Theoretische achtergrond

 

Tijdens ons practicum gaan we aluin laten kristalliseren. Maar wat is kristalliseren nu precies, hoe werkt het? Ook gaan we op deze pagina bekijken wat voor zout aluin is en wat voor gevolgen dat heeft voor het ionrooster.

 

Kristallisering 

Kristallisering is het doen vormen van geordende vaste fasen uit een smelt, damp of oplossing. (Tijdens ons practicum maken we gebruik van een oplossing). De toestand van het water (bv. vervuild) heeft invloed op de vorm van de kristallen: kristallen die ontstaan zijn uit water van bevuilde gebieden zijn minder mooie kristallen.

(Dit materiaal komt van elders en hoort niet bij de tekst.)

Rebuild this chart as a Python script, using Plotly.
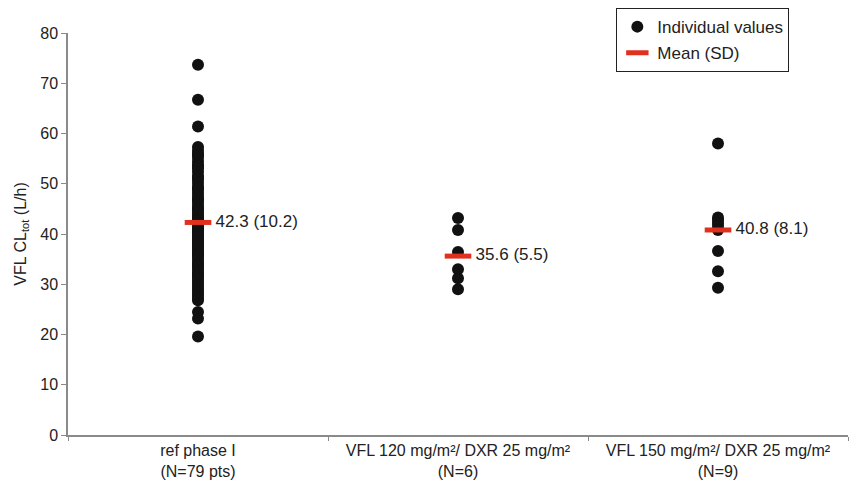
import plotly.graph_objects as go

categories = ["ref phase I<br>(N=79 pts)",
              "VFL 120 mg/m²/ DXR 25 mg/m²<br>(N=6)",
              "VFL 150 mg/m²/ DXR 25 mg/m²<br>(N=9)"]

ref_values = [73.7, 66.7, 61.4,
              57.3, 56.6, 56.0, 55.7, 55.2, 54.5, 53.8, 53.5, 53.1, 52.4, 51.6, 51.2,
              50.9, 50.2, 49.5, 49.0, 48.9, 48.2, 47.6, 47.0, 46.9, 46.4, 45.8, 45.3,
              45.0, 44.8, 44.3, 43.8, 43.4, 43.0, 43.0, 42.6, 42.2, 41.8, 41.4, 41.2,
              41.0, 40.6, 40.2, 39.8, 39.6, 39.4, 39.0, 38.6, 38.2, 38.0, 37.8, 37.4,
              37.0, 36.6, 36.2, 35.9, 35.7, 35.2, 34.7, 34.2, 33.9, 33.7, 33.2, 32.7,
              32.2, 31.9, 31.7, 31.2, 30.7, 30.2, 29.7, 29.2, 28.7, 28.2, 27.7, 27.2,
              26.8,
              24.5, 23.2, 19.6]
vfl120_values = [43.2, 40.8, 36.4, 33.0, 31.2, 29.0]
vfl150_values = [58.0, 43.3, 42.8, 42.2, 41.6, 40.8, 36.6, 32.6, 29.3]

means = [42.3, 35.6, 40.8]
sds = [10.2, 5.5, 8.1]

groups = [ref_values, vfl120_values, vfl150_values]
xs, ys = [], []
for cat, vals in zip(categories, groups):
    xs += [cat] * len(vals)
    ys += vals

mean_labels = [f" {m} ({s})" for m, s in zip(means, sds)]

font = "Liberation Sans, Arial, sans-serif"
txt = "#222222"
axc = "#8a8a8a"

fig = go.Figure()
fig.add_trace(go.Scatter(
    x=xs, y=ys, mode="markers", name="Individual values",
    legendgroup="a",
    marker=dict(color="#111111", size=12, symbol="circle"),
))
fig.add_trace(go.Scatter(
    x=categories, y=means, mode="markers+text", name="Mean (SD)",
    legendgroup="b",
    text=mean_labels, textposition="middle right",
    textfont=dict(family=font, size=17, color=txt),
    marker=dict(symbol="line-ew", size=19, line=dict(color="#e0301e", width=5),
                color="#e0301e"),
))

# page body has an 8px margin, so the figure is sized/offset to compensate
fig.update_layout(
    width=849, height=476,
    margin=dict(l=60, r=9, t=25, b=49, autoexpand=False),
    paper_bgcolor="white", plot_bgcolor="white",
    font=dict(family=font, size=16, color=txt),
    showlegend=True,
    legend=dict(
        x=0.703, y=1.062, xanchor="left", yanchor="top",
        bordercolor="#222222", borderwidth=1, bgcolor="white",
        font=dict(family=font, size=17, color=txt),
        tracegroupgap=1, traceorder="grouped",
        itemwidth=30,
    ),
    xaxis=dict(
        type="category", range=[-0.5, 2.5],
        categoryorder="array", categoryarray=categories,
        tickson="boundaries", ticks="outside", ticklen=4, tickcolor=axc,
        showline=True, linecolor=axc, linewidth=1.5,
        showgrid=False, zeroline=False,
        tickfont=dict(family=font, size=16, color=txt),
    ),
    yaxis=dict(
        range=[0, 80], dtick=10, ticks="outside", ticklen=5, tickcolor=axc,
        showline=True, linecolor=axc, linewidth=1.5,
        showgrid=False, zeroline=False,
        tickfont=dict(family=font, size=16, color=txt),
        title=dict(text="VFL CL<sub>tot</sub> (L/h)",
                   font=dict(family=font, size=16, color=txt), standoff=10),
    ),
)

fig.write_html("out.html")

Een kristal is een vaste materie met ordelijk gerangschikte atomen, ionen of moleculen. Hoewel er nooit twee dezelfde kristallen kunnen ontstaan zijn de terugkomende vormen van de kristalstructuur (de grootte van de hoeken ten opzichte van elkaar) karakteristiek voor kristallen van dezelfde stof: iedere stof heeft dus een eigen bepalende kristalvorm. Een zoutkristal wordt gevormd wanneer de deeltjes uit een (vloei)stof bij afkoeling in een geordend rooster gaan liggen. In ons geval konden we de kristallen zelf maken door een oververzadigde zoutoplossing te maken bij een bepaalde temperatuur en die oplossing dan te laten afkoelen. Er is hier sprake van spontane kristalgroei.

 

Soms worden tijdens het kristalliseren van een zout watermoleculen ingebouwd in het kristalrooster. Dit gebeurt niet zomaar op verschillende plaatsen, maar volgens een vast patroon. Dit water heet kristalwater. Een zout waarin kristalwater bevindt, is een hydraat. Het overeenkomstige zout zonder kristalwater wordt het anhydraat genoemd. Omdat de watermoleculen in het kristalrooster zijn ingebouwd geldt een hydraat als een zuivere stof en niet als een mengsel van een zout en water.  Aluin is ook een voorbeeld van een hydraat: ALK(SO4)2 X 12H2O. 

 

 

Aluin

Wanneer er meer dan twee ionsoorten aanwezig zijn tijdens de kristallisatie, kan het voorkomen dat er een regelmatig opgebouwd rooster ontstaat waarin drie verschillende ionsoorten aanwezig. Het zout dat zo ontstaat, heet een dubbelzout. Veel natuurlijke mineralen kennen een dergelijke opbouw. Aluin is ook een dubbelzout: bestaat uit verschillende ionen.

Een zout bestaat uit positieve ionen en negatieve ionen die door een elektrostatische aantrekkingskracht met elkaar verbonden zijn. Een zout is in vaste aggregatietoestand (vaste vorm) een kristallijne stof waarin de ionen (positieve en negatieve) in een kristalrooster zijn gerangschikt.

Zo'n rangschikking bestaat uit een opeenstapeling van groepjes moleculen die zich in drie richtingen steeds herhalen. Door die richtingen worden de groepjes moleculen met elkaar verbonden en vormen ze dus het kristalrooster. Het uiteindelijke kristal.

 

Onderzoeksvraag

Hoe is de vorm van het kristal te relateren aan het ionrooster?

 

Hypothese 

Wij verwachten dat dat er bepaalde dingen uit ons onderzoek zal blijken. Het belangrijkste daarvan is dat wij verwachtte dat het geen mooie kristalvorming zal plaats vinden omdat er snel vuil in de oplossing komt.